#### [DATASET CONTENT]
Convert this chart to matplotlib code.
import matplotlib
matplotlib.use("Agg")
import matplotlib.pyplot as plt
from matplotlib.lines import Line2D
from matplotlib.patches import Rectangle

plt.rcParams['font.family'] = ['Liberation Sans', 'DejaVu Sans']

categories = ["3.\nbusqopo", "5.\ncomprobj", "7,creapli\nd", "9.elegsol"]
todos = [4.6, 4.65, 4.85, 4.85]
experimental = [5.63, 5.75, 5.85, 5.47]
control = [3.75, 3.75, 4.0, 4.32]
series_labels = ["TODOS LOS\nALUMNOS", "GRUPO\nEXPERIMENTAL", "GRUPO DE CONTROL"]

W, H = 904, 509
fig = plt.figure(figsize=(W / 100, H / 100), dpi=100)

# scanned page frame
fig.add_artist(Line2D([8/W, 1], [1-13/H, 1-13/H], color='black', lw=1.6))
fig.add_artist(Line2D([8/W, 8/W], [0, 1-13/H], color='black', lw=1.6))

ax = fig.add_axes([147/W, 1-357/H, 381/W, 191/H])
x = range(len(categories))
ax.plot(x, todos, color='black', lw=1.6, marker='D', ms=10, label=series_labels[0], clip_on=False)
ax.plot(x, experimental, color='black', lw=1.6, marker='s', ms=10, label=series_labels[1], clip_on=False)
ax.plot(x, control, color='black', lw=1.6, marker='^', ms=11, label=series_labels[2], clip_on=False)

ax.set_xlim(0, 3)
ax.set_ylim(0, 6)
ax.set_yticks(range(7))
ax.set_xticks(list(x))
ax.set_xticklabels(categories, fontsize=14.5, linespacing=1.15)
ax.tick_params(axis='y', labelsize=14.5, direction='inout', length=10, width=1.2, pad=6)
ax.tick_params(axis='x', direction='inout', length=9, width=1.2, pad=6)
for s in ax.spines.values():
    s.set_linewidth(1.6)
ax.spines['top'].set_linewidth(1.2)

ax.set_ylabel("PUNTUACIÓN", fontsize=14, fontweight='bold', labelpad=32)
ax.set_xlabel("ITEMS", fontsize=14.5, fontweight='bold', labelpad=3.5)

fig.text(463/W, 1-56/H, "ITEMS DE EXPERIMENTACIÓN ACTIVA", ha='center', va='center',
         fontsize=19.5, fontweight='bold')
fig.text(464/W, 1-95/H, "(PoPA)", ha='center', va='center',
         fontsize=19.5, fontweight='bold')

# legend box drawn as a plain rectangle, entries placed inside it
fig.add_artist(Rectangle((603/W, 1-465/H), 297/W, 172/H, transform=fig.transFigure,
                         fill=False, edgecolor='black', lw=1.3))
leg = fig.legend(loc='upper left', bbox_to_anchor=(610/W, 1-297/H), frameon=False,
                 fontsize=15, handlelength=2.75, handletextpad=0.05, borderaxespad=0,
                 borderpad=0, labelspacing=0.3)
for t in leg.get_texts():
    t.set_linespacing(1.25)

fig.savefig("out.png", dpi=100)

#### [TASK TO COMPLETE]
Recopy all the lines exactly as they appear.

#### [EXERCISE RESPONSE]
Convert this chart to matplotlib code.
import matplotlib
matplotlib.use("Agg")
import matplotlib.pyplot as plt
from matplotlib.lines import Line2D
from matplotlib.patches import Rectangle

plt.rcParams['font.family'] = ['Liberation Sans', 'DejaVu Sans']

categories = ["3.\nbusqopo", "5.\ncomprobj", "7,creapli\nd", "9.elegsol"]
todos = [4.6, 4.65, 4.85, 4.85]
experimental = [5.63, 5.75, 5.85, 5.47]
control = [3.75, 3.75, 4.0, 4.32]
series_labels = ["TODOS LOS\nALUMNOS", "GRUPO\nEXPERIMENTAL", "GRUPO DE CONTROL"]

W, H = 904, 509
fig = plt.figure(figsize=(W / 100, H / 100), dpi=100)

# scanned page frame
fig.add_artist(Line2D([8/W, 1], [1-13/H, 1-13/H], color='black', lw=1.6))
fig.add_artist(Line2D([8/W, 8/W], [0, 1-13/H], color='black', lw=1.6))

ax = fig.add_axes([147/W, 1-357/H, 381/W, 191/H])
x = range(len(categories))
ax.plot(x, todos, color='black', lw=1.6, marker='D', ms=10, label=series_labels[0], clip_on=False)
ax.plot(x, experimental, color='black', lw=1.6, marker='s', ms=10, label=series_labels[1], clip_on=False)
ax.plot(x, control, color='black', lw=1.6, marker='^', ms=11, label=series_labels[2], clip_on=False)

ax.set_xlim(0, 3)
ax.set_ylim(0, 6)
ax.set_yticks(range(7))
ax.set_xticks(list(x))
ax.set_xticklabels(categories, fontsize=14.5, linespacing=1.15)
ax.tick_params(axis='y', labelsize=14.5, direction='inout', length=10, width=1.2, pad=6)
ax.tick_params(axis='x', direction='inout', length=9, width=1.2, pad=6)
for s in ax.spines.values():
    s.set_linewidth(1.6)
ax.spines['top'].set_linewidth(1.2)

ax.set_ylabel("PUNTUACIÓN", fontsize=14, fontweight='bold', labelpad=32)
ax.set_xlabel("ITEMS", fontsize=14.5, fontweight='bold', labelpad=3.5)

fig.text(463/W, 1-56/H, "ITEMS DE EXPERIMENTACIÓN ACTIVA", ha='center', va='center',
         fontsize=19.5, fontweight='bold')
fig.text(464/W, 1-95/H, "(PoPA)", ha='center', va='center',
         fontsize=19.5, fontweight='bold')

# legend box drawn as a plain rectangle, entries placed inside it
fig.add_artist(Rectangle((603/W, 1-465/H), 297/W, 172/H, transform=fig.transFigure,
                         fill=False, edgecolor='black', lw=1.3))
leg = fig.legend(loc='upper left', bbox_to_anchor=(610/W, 1-297/H), frameon=False,
                 fontsize=15, handlelength=2.75, handletextpad=0.05, borderaxespad=0,
                 borderpad=0, labelspacing=0.3)
for t in leg.get_texts():
    t.set_linespacing(1.25)

fig.savefig("out.png", dpi=100)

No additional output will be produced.